Last week I walked in and smiled at the girl sitting next to me. I got my books out, sat my bottled water on the desk, got my pencil out and waited. I was trying me best to keep math the only thing on my mind. Then, I felt God nudging me to tell her hello. So I did. I quickly looked at her, smiled, again, and said “hello.” She said it back and I was one. I did my part.
Could we please get to Algebra now? 
Two days later it was time for class again. I walked in with the same routine. There she was. I smiled and went about my business. God nudged me again to tell her hello. So I did. But then He prompted me to ask her how she was.
He was taking this conversation thing too far. 
I avoided Him.
Ask her how she’s doing? 
Again, I avoided.
Then He spoke clear as day to me as the words of my pastor rang in my ear.
Delayed Obedience is Disobedience….
Ouch.
At that point Algebra didn’t matter anymore.
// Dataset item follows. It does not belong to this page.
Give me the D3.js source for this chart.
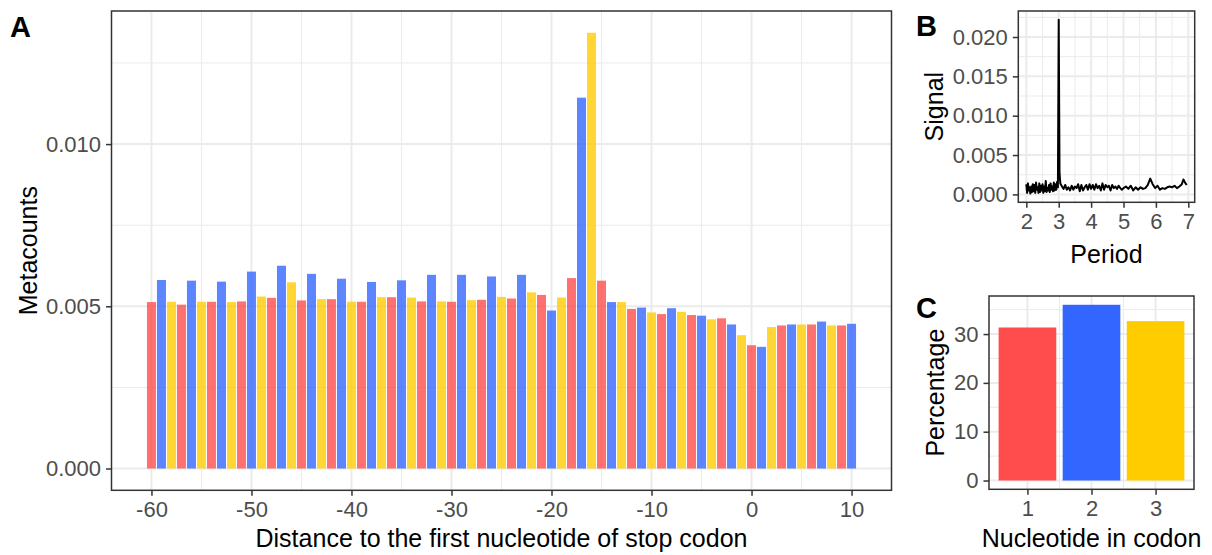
<!DOCTYPE html>
<html>
<head>
<meta charset="utf-8">
<script src="https://cdn.jsdelivr.net/npm/d3@7"></script>
<style>
  body { margin: 0; background: #fff; }
  text { font-family: "Liberation Sans", Arial, Helvetica, sans-serif; }
</style>
</head>
<body>
<svg id="canvas" width="1212" height="555"></svg>
<script>
// ************************************************************************************************** //
// Data

// A: metagene profile around the stop codon
var positions = [-60,-59,-58,-57,-56,-55,-54,-53,-52,-51,-50,-49,-48,-47,-46,-45,-44,-43,-42,-41,
  -40,-39,-38,-37,-36,-35,-34,-33,-32,-31,-30,-29,-28,-27,-26,-25,-24,-23,-22,-21,
  -20,-19,-18,-17,-16,-15,-14,-13,-12,-11,-10,-9,-8,-7,-6,-5,-4,-3,-2,-1,
  0,1,2,3,4,5,6,7,8,9,10];
var metacounts = [0.00513,0.00581,0.00514,0.00505,0.00579,0.00514,0.00514,0.00576,0.00513,0.00515,
  0.00607,0.00530,0.00526,0.00625,0.00574,0.00518,0.00600,0.00522,0.00522,0.00585,
  0.00514,0.00514,0.00575,0.00528,0.00528,0.00580,0.00527,0.00515,0.00597,0.00515,
  0.00514,0.00597,0.00519,0.00520,0.00592,0.00529,0.00524,0.00597,0.00543,0.00535,
  0.00487,0.00527,0.00587,0.01143,0.01343,0.00579,0.00513,0.00513,0.00492,0.00496,
  0.00481,0.00476,0.00494,0.00483,0.00473,0.00471,0.00460,0.00463,0.00444,0.00411,
  0.00380,0.00375,0.00436,0.00441,0.00444,0.00444,0.00444,0.00453,0.00441,0.00441,0.00446];
var xTicksA = [-60,-50,-40,-30,-20,-10,0,10];
var xMinorA = [-55,-45,-35,-25,-15,-5,5];
var yTicksA = [0, 0.005, 0.010];
var yMinorA = [0.0025, 0.0075, 0.0125];

// B: periodogram
var periods = [2.000,2.025,2.050,2.075,2.100,2.125,2.150,2.175,2.200,2.225,2.250,2.275,2.300,2.325,2.350,2.375,
  2.400,2.425,2.450,2.475,2.500,2.525,2.550,2.575,2.600,2.625,2.650,2.675,2.700,2.725,2.750,2.775,
  2.800,2.825,2.850,2.875,2.900,2.925,2.950,2.975,3.000,3.025,3.05,3.10,3.15,3.20,3.25,3.30,3.35,
  3.40,3.45,3.50,3.55,3.60,3.65,3.70,3.75,3.80,3.85,3.90,3.95,4.00,4.05,4.10,4.15,4.20,4.25,4.30,
  4.35,4.40,4.45,4.50,4.55,4.60,4.65,4.70,4.75,4.80,4.85,4.90,4.95,5.00,5.075,5.15,5.225,5.30,
  5.375,5.45,5.525,5.60,5.675,5.75,5.825,5.90,5.975,6.05,6.125,6.20,6.275,6.35,6.425,6.50,
  6.575,6.65,6.725,6.80,6.85,6.90,6.95];
var signal = [0.0013,0.0002,0.0014,0.0005,0.0009,0.0001,0.0010,0.0003,0.0013,0.0004,0.0012,0.0002,0.0015,0.0006,0.0009,0.0002,
  0.0014,0.0003,0.0011,0.0005,0.0013,0.0002,0.0010,0.0004,0.0017,0.0003,0.0008,0.0005,0.0012,0.0003,0.0014,0.0006,
  0.0010,0.0004,0.0015,0.0005,0.0013,0.0006,0.0016,0.0009,0.0222,0.0027,0.0014,0.0010,0.0007,0.0012,0.0006,0.0009,0.0005,
  0.0011,0.0006,0.0010,0.0008,0.0013,0.0004,0.0012,0.0005,0.0009,0.0012,0.0006,0.0013,0.0007,0.0012,0.0006,0.0013,0.0008,0.0011,0.0005,
  0.0014,0.0006,0.0012,0.0009,0.0011,0.0005,0.0012,0.0008,0.0010,0.0007,0.0011,0.0008,0.0006,0.0008,0.0010,0.0007,0.0011,0.0005,
  0.0009,0.0006,0.0009,0.0007,0.0008,0.0012,0.0020,0.0013,0.0008,0.0011,0.0006,0.0008,0.0007,0.0009,0.0010,0.0009,
  0.0011,0.0008,0.0010,0.0013,0.0019,0.0015,0.0012];
var xTicksB = [2,3,4,5,6,7];
var xMinorB = [2.5,3.5,4.5,5.5,6.5];
var yTicksB = [0, 0.005, 0.010, 0.015, 0.020];
var yMinorB = [0.0025, 0.0075, 0.0125, 0.0175, 0.0225];

// C: reads per nucleotide of the codon
var codonNt = [1, 2, 3];
var codonPct = [31.35, 36.0, 32.65];
var yTicksC = [0, 10, 20, 30];
var yMinorC = [5, 15, 25, 35];
var xMinorC = [1.5, 2.5];

var frameColors = ['#FF4D4D', '#3366FF', '#FFCC00'];

// ************************************************************************************************** //
// Helpers

var svg = d3.select('#canvas');
svg.append('rect').attr('width', 1212).attr('height', 555).attr('fill', '#fff');

function expand(lo, hi){ var d = 0.05*(hi-lo); return [lo-d, hi+d]; }

function drawGrid(box, x, y, xMajor, xMinor, yMajor, yMinor){
  var g = svg.append('g');
  g.append('rect').attr('x', box.left).attr('y', box.top).attr('width', box.right-box.left).attr('height', box.bottom-box.top).attr('fill', '#fff');
  g.selectAll('.vmin').data(xMinor).enter().append('line')
    .attr('x1', d => x(d)).attr('x2', d => x(d)).attr('y1', box.top).attr('y2', box.bottom)
    .attr('stroke', '#EBEBEB').attr('stroke-width', 1);
  g.selectAll('.hmin').data(yMinor).enter().append('line')
    .attr('x1', box.left).attr('x2', box.right).attr('y1', d => y(d)).attr('y2', d => y(d))
    .attr('stroke', '#EBEBEB').attr('stroke-width', 1);
  g.selectAll('.vmaj').data(xMajor).enter().append('line')
    .attr('x1', d => x(d)).attr('x2', d => x(d)).attr('y1', box.top).attr('y2', box.bottom)
    .attr('stroke', '#EBEBEB').attr('stroke-width', 2);
  g.selectAll('.hmaj').data(yMajor).enter().append('line')
    .attr('x1', box.left).attr('x2', box.right).attr('y1', d => y(d)).attr('y2', d => y(d))
    .attr('stroke', '#EBEBEB').attr('stroke-width', 2);
}

function styleAxis(a){
  a.attr('font-size', 22).attr('font-family', '"Liberation Sans", Arial, sans-serif');
  a.select('.domain').remove();
  a.selectAll('.tick line').attr('stroke', '#333333').attr('stroke-width', 1.5);
  a.selectAll('.tick text').attr('fill', '#4D4D4D');
}

function drawFrame(box, x, y, xTicks, yTicks, xFmt, yFmt){
  svg.append('rect').attr('x', box.left).attr('y', box.top).attr('width', box.right-box.left).attr('height', box.bottom-box.top)
    .attr('fill', 'none').attr('stroke', '#333333').attr('stroke-width', 1.5);
  var ax = svg.append('g').attr('transform', 'translate(0,' + box.bottom + ')')
    .call(d3.axisBottom(x).tickValues(xTicks).tickFormat(xFmt).tickSize(5.5).tickPadding(6));
  styleAxis(ax);
  var ay = svg.append('g').attr('transform', 'translate(' + box.left + ',0)')
    .call(d3.axisLeft(y).tickValues(yTicks).tickFormat(yFmt).tickSize(5.5).tickPadding(5));
  styleAxis(ay);
}

function title(txt, x, y, rot){
  var t = svg.append('text').attr('font-size', 25).attr('fill', '#000').text(txt);
  if(rot){
    t.attr('text-anchor', 'middle').attr('transform', 'translate(' + x + ',' + y + ') rotate(-90)');
  } else {
    t.attr('x', x).attr('y', y).attr('text-anchor', 'middle');
  }
}

function tag(txt, x, y){
  svg.append('text').attr('x', x).attr('y', y).attr('font-size', 29).attr('font-weight', 'bold').text(txt);
}

// ************************************************************************************************** //
// Panel A

var boxA = { left: 111.5, right: 891.5, top: 11, bottom: 490.3 };
var xA = d3.scaleLinear().domain(expand(positions[0]-0.45, positions[positions.length-1]+0.45)).range([boxA.left, boxA.right]);
var yA = d3.scaleLinear().domain(expand(0, d3.max(metacounts))).range([boxA.bottom, boxA.top]);

drawGrid(boxA, xA, yA, xTicksA, xMinorA, yTicksA, yMinorA);

svg.append('g').selectAll('rect').data(positions).enter().append('rect')
  .attr('x', d => xA(d-0.45))
  .attr('width', d => xA(d+0.45)-xA(d-0.45))
  .attr('y', (d,i) => yA(metacounts[i]))
  .attr('height', (d,i) => yA(0)-yA(metacounts[i]))
  .attr('fill', d => frameColors[((d%3)+3)%3])
  .attr('fill-opacity', 0.8);

drawFrame(boxA, xA, yA, xTicksA, yTicksA, d => String(d), d3.format('.3f'));
title('Distance to the first nucleotide of stop codon', (boxA.left+boxA.right)/2, 547);
title('Metacounts', 37, (boxA.top+boxA.bottom)/2, true);
tag('A', 10, 37);

// ************************************************************************************************** //
// Panel B

var boxB = { left: 1018.3, right: 1194.7, top: 11, bottom: 202.3 };
var xB = d3.scaleLinear().domain(expand(d3.min(periods), d3.max(periods))).range([boxB.left, boxB.right]);
var yB = d3.scaleLinear().domain(expand(d3.min(signal), d3.max(signal))).range([boxB.bottom, boxB.top]);

drawGrid(boxB, xB, yB, xTicksB, xMinorB, yTicksB, yMinorB);

var lineB = d3.line().x(d => xB(d[0])).y(d => yB(d[1]));
svg.append('path').datum(periods.map((p,i) => [p, signal[i]]))
  .attr('d', lineB).attr('fill', 'none').attr('stroke', '#000').attr('stroke-width', 2).attr('stroke-linejoin', 'round');

drawFrame(boxB, xB, yB, xTicksB, yTicksB, d => String(d), d3.format('.3f'));
title('Period', (boxB.left+boxB.right)/2, 263);
title('Signal', 943, (boxB.top+boxB.bottom)/2, true);
tag('B', 916, 36);

// ************************************************************************************************** //
// Panel C

var boxC = { left: 989, right: 1194, top: 296, bottom: 489.3 };
var xC = d3.scaleLinear().domain([0.4, 3.6]).range([boxC.left, boxC.right]);
var yC = d3.scaleLinear().domain(expand(0, d3.max(codonPct))).range([boxC.bottom, boxC.top]);

drawGrid(boxC, xC, yC, codonNt, xMinorC, yTicksC, yMinorC);

svg.append('g').selectAll('rect').data(codonNt).enter().append('rect')
  .attr('x', d => xC(d-0.45))
  .attr('width', d => xC(d+0.45)-xC(d-0.45))
  .attr('y', (d,i) => yC(codonPct[i]))
  .attr('height', (d,i) => yC(0)-yC(codonPct[i]))
  .attr('fill', (d,i) => frameColors[i]);

drawFrame(boxC, xC, yC, codonNt, yTicksC, d => String(d), d => String(d));
title('Nucleotide in codon', (boxC.left+boxC.right)/2, 547);
title('Percentage', 944, (boxC.top+boxC.bottom)/2, true);
tag('C', 916, 318);
</script>
</body>
</html>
I was convicted of putting material things before relationships. I closed my book and began to have a conversation with her. We talked a bit and I said, “I’m sorry. I didn’t get your name.” We visited a little longer before class started. Thirty minutes later I was explaining a question on an assignment to her.
I’m not sure what God has in store, but I am now eager to find out. Perhaps I’m going to start by remembering her name. Have I mentioned that’s a weakness too?
What are you putting off until tomorrow that needs to be done today?